9 thoughts on “Financially Independent and Miserable :(

  • Choosing happiness is easier than choosing financial independence. I bet the people who chose misery/FI are already choosing happiness and think that if they got in to a position of FI/misery, they could quickly convert to FI and happiness.

  • Aggggh – I was one of those people who woke up in their 40s and realized that they didn’t have plan (on set by a ‘divorce’), and then took ages to get one. I have also gone through the miserable at work and you are right – its a choice to be a happy. you can actually change your mindset AND change the job you are actually working in, if you know how.

    Great post Joel

    Always love a thought provoking graph


    • Thanks Shaun,
      I’m really liking reading your blog and postcards. You’re truly a positive person and spreading really good inspiration around. Keep it up, people need it!

  • I’d rather be financially independent AND happy. I don’t understand why there’s a distinction between being wealthy and happy – as if the two aren’t allowed to coexist. Most of the unhappy folks I know are still broke as adults.

    • Amen. Some of the wealthiest people I know are the happiest.
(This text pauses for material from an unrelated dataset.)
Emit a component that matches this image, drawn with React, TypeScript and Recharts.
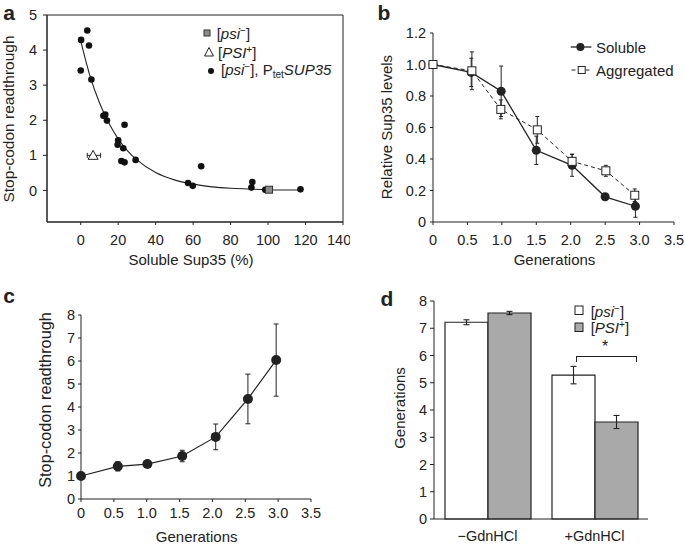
import React from 'react';
import {
  ComposedChart,
  LineChart,
  BarChart,
  Line,
  Bar,
  Scatter,
  XAxis,
  YAxis,
  ErrorBar,
  ReferenceArea,
} from 'recharts';

const FONT = '"Liberation Sans", Arial, Helvetica, sans-serif';
const INK = '#222';
const GREY = '#a9a9a9';

// ---- panel a: readthrough vs soluble Sup35
const solublePct = [0.2, 3.5, 4.4, 0, 5.7, 12.1, 13.1, 14, 23.4, 20, 19.7, 22.7, 21.7, 23.4, 29.3, 64.3, 57.3, 59.8, 91.6, 91.1, 98.5, 99, 117.3];
const readthrough = [4.29, 4.56, 4.13, 3.42, 3.16, 2.13, 2.16, 1.99, 1.87, 1.43, 1.3, 1.2, 0.84, 0.8, 0.87, 0.69, 0.21, 0.13, 0.24, 0.08, 0.02, 0.02, 0.03];
const fitPct = [0, 5, 10, 15, 20, 25, 30, 40, 50, 60, 70, 80, 90, 100, 110, 117];
const fitRead = [4.26, 3.25, 2.5, 1.92, 1.47, 1.13, 0.87, 0.51, 0.3, 0.18, 0.1, 0.06, 0.04, 0.02, 0.01, 0.01];
const psiMinusRef = [{ x: 100.5, y: 0.02 }];
const psiPlusRef = [{ x: 6.6, y: 1.0, xErr: [3.1, 4.0] }];
const aTicksX = [0, 20, 40, 60, 80, 100, 120, 140];
const aTicksY = [0, 1, 2, 3, 4, 5];

// ---- panel b: Sup35 levels over generations
const solGen = [0, 0.555, 0.99, 1.5, 2.02, 2.5, 2.94];
const solLevel = [1.0, 0.95, 0.83, 0.455, 0.36, 0.16, 0.1];
const solErr = [0, 0.09, 0.16, 0.09, 0.07, 0.01, 0.07];
const aggGen = [0, 0.565, 0.985, 1.515, 2.02, 2.51, 2.93];
const aggLevel = [1.0, 0.96, 0.715, 0.585, 0.385, 0.325, 0.17];
const aggErr = [0, 0.12, 0.06, 0.085, 0.045, 0.035, 0.04];
const genTicks = [0, 0.5, 1, 1.5, 2, 2.5, 3, 3.5];
const bTicksY = [0, 0.2, 0.4, 0.6, 0.8, 1.0, 1.2];

// ---- panel c: readthrough over generations
const cGen = [0, 0.56, 1.01, 1.54, 2.05, 2.54, 2.97];
const cRead = [1.0, 1.42, 1.52, 1.87, 2.7, 4.35, 6.04];
const cErr = [0, 0.2, 0.12, 0.25, 0.56, 1.08, 1.57];
const cTicksY = [0, 1, 2, 3, 4, 5, 6, 7, 8];

// ---- panel d: generations, bars
const treatments = ['\u2212GdnHCl', '+GdnHCl'];
const psiMinusGen = [7.22, 5.28];
const psiMinusErr = [0.09, 0.32];
const psiPlusGen = [7.56, 3.56];
const psiPlusErr = [0.06, 0.24];
const dTicksY = [0, 1, 2, 3, 4, 5, 6, 7, 8];

const fitData = fitPct.map((x, i) => ({ x, y: fitRead[i] }));
const dotData = solublePct.map((x, i) => ({ x, y: readthrough[i] }));
const solData = solGen.map((x, i) => ({ x, y: solLevel[i], e: solErr[i] }));
const aggData = aggGen.map((x, i) => ({ x, y: aggLevel[i], e: aggErr[i] }));
const cData = cGen.map((x, i) => ({ x, y: cRead[i], e: cErr[i] }));
const barData = treatments.map((t, i) => ({
  t,
  minus: psiMinusGen[i],
  minusErr: psiMinusErr[i],
  plus: psiPlusGen[i],
  plusErr: psiPlusErr[i],
}));

const tickStyle = { fill: INK, fontSize: 14.5, fontFamily: FONT };
const axisLine = { stroke: INK, strokeWidth: 1 };
const genFmt = (v: number) => (v === 0 ? '0' : v.toFixed(1));

function Txt({
  x,
  y,
  children,
  rotate = false,
  left = false,
  size = 15,
  bold = false,
}: {
  x: number;
  y: number;
  children: React.ReactNode;
  rotate?: boolean;
  left?: boolean;
  size?: number;
  bold?: boolean;
}) {
  const tr = left ? 'translate(0,-50%)' : 'translate(-50%,-50%)';
  return (
    <div
      style={{
        position: 'absolute',
        left: x,
        top: y,
        transform: rotate ? tr + ' rotate(-90deg)' : tr,
        fontFamily: FONT,
        fontSize: size,
        fontWeight: bold ? 700 : 400,
        color: INK,
        whiteSpace: 'nowrap',
        lineHeight: 1,
      }}
    >
      {children}
    </div>
  );
}

const Sup = ({ children }: { children: React.ReactNode }) => (
  <span style={{ fontSize: 10, verticalAlign: 5 }}>{children}</span>
);

function Marker({ x, y, children }: { x: number; y: number; children: React.ReactNode }) {
  return (
    <svg
      width={24}
      height={16}
      style={{ position: 'absolute', left: x - 12, top: y - 8, overflow: 'visible' }}
    >
      {children}
    </svg>
  );
}

export default function App() {
  return (
    <div
      style={{
        position: 'absolute',
        left: 0,
        top: 0,
        width: 685,
        height: 545,
        background: '#fff',
        overflow: 'hidden',
      }}
    >
      {/* a */}
      <div style={{ position: 'absolute', left: 0, top: 0 }}>
        <ComposedChart width={350} height={270} margin={{ top: 15, right: 7, bottom: 18, left: 0 }}>
          <XAxis
            type="number"
            dataKey="x"
            domain={[-18, 140]}
            ticks={aTicksX}
            tick={tickStyle}
            tickSize={3}
            tickMargin={9.5}
            axisLine={axisLine}
            tickLine={axisLine}
            height={30}
            allowDataOverflow
          />
          <YAxis
            type="number"
            dataKey="y"
            domain={[-0.9, 5]}
            ticks={aTicksY}
            tick={tickStyle}
            tickSize={4}
            tickMargin={6}
            axisLine={axisLine}
            tickLine={axisLine}
            width={47}
            allowDataOverflow
          />
          <ReferenceArea x1={-18} x2={140} y1={-0.9} y2={5} fill="none" stroke={INK} strokeWidth={1} />
          <Line
            data={fitData}
            dataKey="y"
            type="monotone"
            stroke={INK}
            strokeWidth={1.1}
            dot={false}
            isAnimationActive={false}
          />
          <Scatter
            data={dotData}
            dataKey="y"
            isAnimationActive={false}
            shape={(p: any) => <circle cx={p.cx} cy={p.cy} r={3.3} fill="#111" />}
          />
          <Scatter
            data={psiMinusRef}
            dataKey="y"
            isAnimationActive={false}
            shape={(p: any) => (
              <rect x={p.cx - 3.5} y={p.cy - 3.5} width={7} height={7} fill="#8c8c8c" stroke="#333" strokeWidth={1} />
            )}
          />
          <Scatter
            data={psiPlusRef}
            dataKey="y"
            isAnimationActive={false}
            shape={(p: any) => (
              <path
                d={`M${p.cx},${p.cy - 5} L${p.cx + 5},${p.cy + 4} L${p.cx - 5},${p.cy + 4} Z`}
                fill="#fff"
                stroke={INK}
                strokeWidth={1}
              />
            )}
          >
            <ErrorBar dataKey="xErr" direction="x" width={2.5} stroke={INK} strokeWidth={1} />
          </Scatter>
        </ComposedChart>
      </div>

      {/* b */}
      <div style={{ position: 'absolute', left: 340, top: 0 }}>
        <LineChart width={345} height={270} margin={{ top: 33, right: 11, bottom: 18, left: 0 }}>
          <XAxis
            type="number"
            dataKey="x"
            domain={[0, 3.5]}
            ticks={genTicks}
            tickFormatter={genFmt}
            tick={tickStyle}
            tickSize={3}
            tickMargin={9.5}
            axisLine={axisLine}
            tickLine={axisLine}
            height={30}
          />
          <YAxis
            type="number"
            domain={[0, 1.2]}
            ticks={bTicksY}
            tickFormatter={genFmt}
            tick={tickStyle}
            tickSize={3}
            tickMargin={4}
            axisLine={axisLine}
            tickLine={axisLine}
            width={93}
          />
          <Line
            data={solData}
            dataKey="y"
            type="linear"
            stroke={INK}
            strokeWidth={1.3}
            isAnimationActive={false}
            dot={(p: any) => <circle key={`s${p.index}`} cx={p.cx} cy={p.cy} r={4.5} fill={INK} />}
          >
            <ErrorBar dataKey="e" direction="y" width={2} stroke={INK} strokeWidth={1} />
          </Line>
          <Line
            data={aggData}
            dataKey="y"
            type="linear"
            stroke={INK}
            strokeWidth={1}
            strokeDasharray="4 3"
            isAnimationActive={false}
            dot={(p: any) => (
              <rect key={`a${p.index}`} x={p.cx - 4} y={p.cy - 4} width={8} height={8} fill="#fff" stroke={INK} strokeWidth={1} />
            )}
          >
            <ErrorBar dataKey="e" direction="y" width={2} stroke={INK} strokeWidth={1} />
          </Line>
        </LineChart>
      </div>

      {/* c */}
      <div style={{ position: 'absolute', left: 0, top: 280 }}>
        <LineChart width={340} height={265} margin={{ top: 35, right: 29, bottom: 16, left: 0 }}>
          <XAxis
            type="number"
            dataKey="x"
            domain={[0, 3.5]}
            ticks={genTicks}
            tickFormatter={genFmt}
            tick={tickStyle}
            tickSize={3}
            tickMargin={6}
            axisLine={axisLine}
            tickLine={axisLine}
            height={30}
          />
          <YAxis
            type="number"
            domain={[0, 8]}
            ticks={cTicksY}
            tick={tickStyle}
            tickSize={3}
            tickMargin={3}
            axisLine={axisLine}
            tickLine={axisLine}
            width={81}
          />
          <Line
            data={cData}
            dataKey="y"
            type="linear"
            stroke={INK}
            strokeWidth={1.2}
            isAnimationActive={false}
            dot={(p: any) => <circle key={`c${p.index}`} cx={p.cx} cy={p.cy} r={5} fill={INK} />}
          >
            <ErrorBar dataKey="e" direction="y" width={2.5} stroke={INK} strokeWidth={1} />
          </Line>
        </LineChart>
      </div>

      {/* d */}
      <div style={{ position: 'absolute', left: 340, top: 280 }}>
        <BarChart
          width={345}
          height={265}
          data={barData}
          margin={{ top: 21, right: 37, bottom: 0, left: 0 }}
          barGap={0}
          barSize={43}
        >
          <XAxis
            dataKey="t"
            tick={tickStyle}
            tickLine={false}
            tickSize={5}
            tickMargin={7}
            axisLine={axisLine}
            height={26}
          />
          <XAxis
            xAxisId="edge"
            type="number"
            domain={[0, 2]}
            ticks={[0, 1, 2]}
            tick={false}
            axisLine={false}
            tickLine={axisLine}
            tickSize={4}
            height={0}
          />
          <YAxis
            type="number"
            domain={[0, 8]}
            ticks={dTicksY}
            tick={tickStyle}
            tickSize={4}
            tickMargin={3}
            axisLine={axisLine}
            tickLine={axisLine}
            width={94}
          />
          <Bar dataKey="minus" fill="#fff" stroke={INK} strokeWidth={1.2} isAnimationActive={false}>
            <ErrorBar dataKey="minusErr" direction="y" width={3} stroke={INK} strokeWidth={1.1} />
          </Bar>
          <Bar dataKey="plus" fill={GREY} stroke={INK} strokeWidth={1.2} isAnimationActive={false}>
            <ErrorBar dataKey="plusErr" direction="y" width={3} stroke={INK} strokeWidth={1.1} />
          </Bar>
        </BarChart>
      </div>

      {/* panel letters */}
      <Txt x={9} y={11.5} size={21} bold>a</Txt>
      <Txt x={384} y={11.5} size={21} bold>b</Txt>
      <Txt x={9} y={294.5} size={21} bold>c</Txt>
      <Txt x={387} y={298} size={21} bold>d</Txt>

      {/* axis titles */}
      <Txt x={8.5} y={119} rotate size={15.5}>Stop-codon readthrough</Txt>
      <Txt x={191} y={259}>Soluble Sup35 (%)</Txt>
      <Txt x={386} y={126.5} rotate>Relative Sup35 levels</Txt>
      <Txt x={554.5} y={259}>Generations</Txt>
      <Txt x={44.5} y={400} rotate size={16.3}>Stop-codon readthrough</Txt>
      <Txt x={196.7} y={536}>Generations</Txt>
      <Txt x={399} y={407.5} rotate>Generations</Txt>

      {/* legend a */}
      <Marker x={207.3} y={33.3}>
        <rect x={9} y={5} width={6} height={6} fill="#8c8c8c" stroke="#333" strokeWidth={1} />
      </Marker>
      <Txt x={216.7} y={33.3} left>
        [<i>psi</i>
        <Sup>{'\u2212'}</Sup>]
      </Txt>
      <Marker x={209} y={51.7}>
        <path d="M12,3.5 L16.5,12 L7.5,12 Z" fill="#fff" stroke={INK} strokeWidth={1} />
      </Marker>
      <Txt x={218} y={51.7} left>
        [<i>PSI</i>
        <Sup>+</Sup>]
      </Txt>
      <Marker x={210.7} y={71}>
        <circle cx={12} cy={8} r={3} fill="#111" />
      </Marker>
      <Txt x={221} y={71} left>
        [<i>psi</i>
        <Sup>{'\u2212'}</Sup>], P
        <span style={{ fontSize: 10, verticalAlign: -3 }}>tet</span>
        <i>SUP35</i>
      </Txt>

      {/* legend b */}
      <Marker x={581.3} y={46.7}>
        <line x1={1.7} y1={8} x2={22.4} y2={8} stroke={INK} strokeWidth={1.3} />
        <circle cx={11.4} cy={8} r={4} fill={INK} />
      </Marker>
      <Txt x={596} y={46.7} left>Soluble</Txt>
      <Marker x={581.5} y={70}>
        <line x1={1.5} y1={8} x2={22.5} y2={8} stroke={INK} strokeWidth={1} strokeDasharray="4 3" />
        <rect x={8.2} y={4.5} width={7} height={7} fill="#fff" stroke={INK} strokeWidth={1} />
      </Marker>
      <Txt x={596} y={70} left>Aggregated</Txt>

      {/* legend d */}
      <Marker x={578.7} y={310.3}>
        <rect x={8} y={4} width={8} height={8.5} fill="#fff" stroke={INK} strokeWidth={1} />
      </Marker>
      <Txt x={590.7} y={310.7} left>
        [<i>psi</i>
        <Sup>{'\u2212'}</Sup>]
      </Txt>
      <Marker x={578.7} y={327.3}>
        <rect x={8} y={4} width={8} height={8.5} fill={GREY} stroke={INK} strokeWidth={1} />
      </Marker>
      <Txt x={590.7} y={327.3} left>
        [<i>PSI</i>
        <Sup>+</Sup>]
      </Txt>

      {/* significance bracket */}
      <div
        style={{
          position: 'absolute',
          left: 575.7,
          top: 355.7,
          width: 59,
          height: 5,
          borderTop: `1px solid ${INK}`,
          borderLeft: `1px solid ${INK}`,
          borderRight: `1px solid ${INK}`,
        }}
      />
      <Txt x={605} y={347} size={16}>*</Txt>
    </div>
  );
}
They are very generous too I’ve noticed as giving relates to happiness.

  • Really enjoyed this post Joel. Thank you again. Broke & Happy if I had to choose.

  • I think that no matter how much people say, “Money doesn’t buy happiness” that deep down we believe it does. I think when people see the choice “FI and miserable” on an emotional level they automatically link having money to being happy so much so that the part about being miserable doesn’t even really sink in.

    • Yep, I agree. Deep down I am guilty of hoping that more money will make me happy. And I even get a little disappointed when it doesn’t, even though I know better.